Clinical research and diagnostics frequently make use of fluorescence‐based immunoassays due to their high sensitivity and ease of operation. However, the autofluorescence of capture surfaces, such as magnetic beads, produce strong background noise.
In Small, Dr. Amos Danielli from Bar‐Ilan University, Israel and co-workers devise a novel photobleaching method to reduce the autofluorescence of magnetic beads, improving the analytical performance of fluorescence‐based immunoassays.
Dr. Amos Danielli: The system we use to photobleach the beads includes a laser that is reshaped by two planar convex lenses, is reflected by a dichroic beamsplitter, and focused by an objective lens onto the sample of magnetic beads. Two electomagnets aggregate the magnetic beads to one side of the cuvette, and the laser excites the magnetic beads, and the emitted autofluorescence is detected by a photomultiplier tube and displayed on the oscilloscope.

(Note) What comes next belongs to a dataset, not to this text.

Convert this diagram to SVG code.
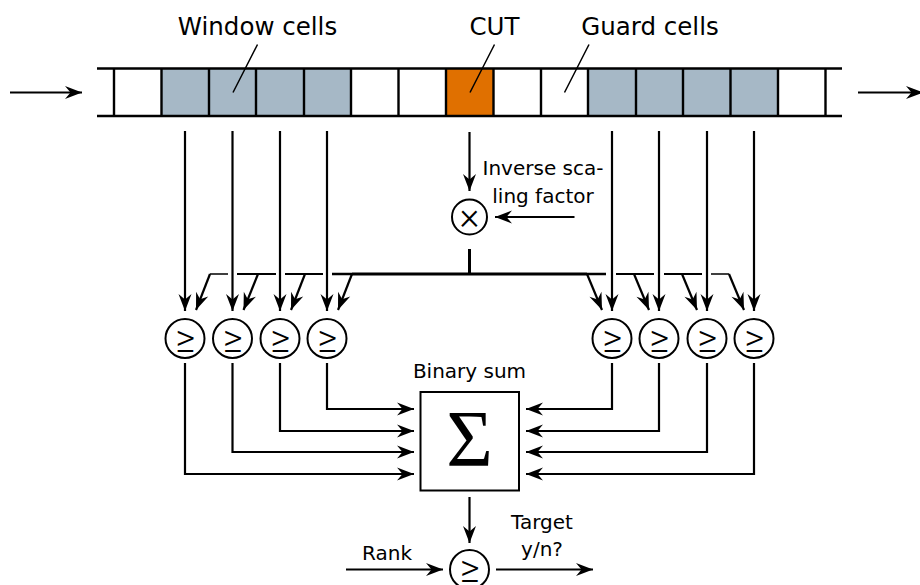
<svg xmlns="http://www.w3.org/2000/svg" width="920" height="585" viewBox="0 0 920 585">
<style>
text{font-family:"DejaVu Sans",sans-serif;fill:#000;text-anchor:middle}
.t{font-size:24.500px}.s{font-size:20px}
.white{fill:#fff}.gray{fill:#a6b8c6}.orange{fill:#e07000}
.sep{fill:none;stroke:#000;stroke-width:2.400}
.lead{fill:none;stroke:#000;stroke-width:1.500}
.arr{fill:none;stroke:#000;stroke-width:2.200;marker-end:url(#a)}
.circ{fill:#fff;stroke:#000;stroke-width:2}
.ge{font-family:Roboto,sans-serif;font-weight:300;font-size:38px}
</style>
<defs>
<marker id="a" markerUnits="userSpaceOnUse" markerWidth="20" markerHeight="16" refX="17" refY="7" orient="auto" overflow="visible"><path d="M0,0.500 L17,7 L0,13.500 L5.500,7 Z" fill="#000"/></marker>
</defs>
<g id="register">
<rect class="white" x="114" y="68.500" width="47.500" height="47.500"/>
<g class="gray"><rect x="161.500" y="68.500" width="189.500" height="47.500"/><rect x="588" y="68.500" width="190" height="47.500"/></g>
<rect class="orange" x="446" y="68.500" width="47.500" height="47.500"/>
<path class="sep" d="M97,68.500H842M97,116H842M114,68.500V116M161.500,68.500V116M209,68.500V116M256,68.500V116M304,68.500V116M351,68.500V116M398.500,68.500V116M446,68.500V116M493.500,68.500V116M541,68.500V116M588,68.500V116M636,68.500V116M683,68.500V116M730.500,68.500V116M778,68.500V116M825.500,68.500V116"/>
</g>
<g id="labels">
<text class="t" x="257.500" y="35">Window cells</text>
<text class="t" x="494.500" y="35">CUT</text>
<text class="t" x="650" y="35">Guard cells</text>
<path class="lead" d="M257.500,44.500L233,92.500M494.500,44.500L470,92.500M589,44.500L564.500,92.500"/>
<text class="s" x="543" y="175">Inverse sca-</text>
<text class="s" x="543" y="203">ling factor</text>
<text class="s" x="469.500" y="378">Binary sum</text>
<text class="s" x="387" y="560">Rank</text>
<text class="s" x="542" y="529">Target</text>
<text class="s" x="542" y="556">y/n?</text>
</g>
<g id="connectors">
<path class="arr" d="M10,92.500H82"/>
<path class="arr" d="M858,92.500H923"/>
<path class="arr" d="M469.500,132V191"/>
<path class="arr" d="M574.500,217H495"/>
<path d="M469.500,249V274" fill="none" stroke="#000" stroke-width="3"/>
<path d="M352,274H587" fill="none" stroke="#000" stroke-width="3"/>
<path d="M332,274H352M587,274H606" fill="none" stroke="#000" stroke-width="2.600"/>
<path d="M285,274H323M616,274H654" fill="none" stroke="#000" stroke-width="2.200"/>
<path d="M237,274H276M664,274H702" fill="none" stroke="#000" stroke-width="1.800"/>
<path d="M210,274H228M711,274H729" fill="none" stroke="#000" stroke-width="1.500"/>
<path class="arr" d="M210,274L196,310"/>
<path class="arr" d="M258,274L243.500,310"/>
<path class="arr" d="M305,274L291,310"/>
<path class="arr" d="M352,274L338,310"/>
<path class="arr" d="M587,274L602,310"/>
<path class="arr" d="M634,274L649,310"/>
<path class="arr" d="M682,274L697,310"/>
<path class="arr" d="M729,274L744,310"/>
<path class="arr" d="M185,131V311"/>
<path class="arr" d="M232.500,131V311"/>
<path class="arr" d="M280,131V311"/>
<path class="arr" d="M327,131V311"/>
<path class="arr" d="M612,131V311"/>
<path class="arr" d="M659,131V311"/>
<path class="arr" d="M707,131V311"/>
<path class="arr" d="M754,131V311"/>
<path class="arr" d="M327,363V409H414"/>
<path class="arr" d="M280,363V431H414"/>
<path class="arr" d="M232.500,363V452H414"/>
<path class="arr" d="M185,363V474H414"/>
<path class="arr" d="M612,363V409H526"/>
<path class="arr" d="M659,363V431H526"/>
<path class="arr" d="M707,363V452H526"/>
<path class="arr" d="M754,363V474H526"/>
<path class="arr" d="M469.500,497V543"/>
<path class="arr" d="M346,569.500H443"/>
<path class="arr" d="M496,569.500H593"/>
</g>
<g id="mult"><circle class="circ" cx="469.500" cy="217" r="17.500"/><text x="469.500" y="229" style="font-family:Roboto,sans-serif;font-weight:300;font-size:38px">×</text></g>
<g id="ge1"><circle class="circ" cx="185" cy="338.500" r="19.500"/><text class="ge" x="185" y="351.500">≥</text></g>
<g id="ge2"><circle class="circ" cx="232.500" cy="338.500" r="19.500"/><text class="ge" x="232.500" y="351.500">≥</text></g>
<g id="ge3"><circle class="circ" cx="280" cy="338.500" r="19.500"/><text class="ge" x="280" y="351.500">≥</text></g>
<g id="ge4"><circle class="circ" cx="327" cy="338.500" r="19.500"/><text class="ge" x="327" y="351.500">≥</text></g>
<g id="ge5"><circle class="circ" cx="612" cy="338.500" r="19.500"/><text class="ge" x="612" y="351.500">≥</text></g>
<g id="ge6"><circle class="circ" cx="659" cy="338.500" r="19.500"/><text class="ge" x="659" y="351.500">≥</text></g>
<g id="ge7"><circle class="circ" cx="707" cy="338.500" r="19.500"/><text class="ge" x="707" y="351.500">≥</text></g>
<g id="ge8"><circle class="circ" cx="754" cy="338.500" r="19.500"/><text class="ge" x="754" y="351.500">≥</text></g>
<g id="sum"><rect x="420.500" y="392" width="98.500" height="98.500" fill="#fff" stroke="#000" stroke-width="2"/><text x="469.500" y="466" style="font-family:'Liberation Serif',serif;font-size:80px">Σ</text></g>
<g id="ge-out"><circle class="circ" cx="469.500" cy="569.500" r="19.500"/><text class="ge" x="469.500" y="582">≥</text></g>
</svg>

Shira Roth: The autofluorescence properties and the stability of the photobleaching were analyzed over a period of two months, indicating that the photobleached beads were stable over time and their surface functionality was retained.
A commercially available immunoassay, Human Interleukin-8, was detected with a three-fold improvement in the detection limit and signal-to-noise ratio of immunoassays compared to non-bleached beads, and autofluorescence was reduced to 1% of the initial value.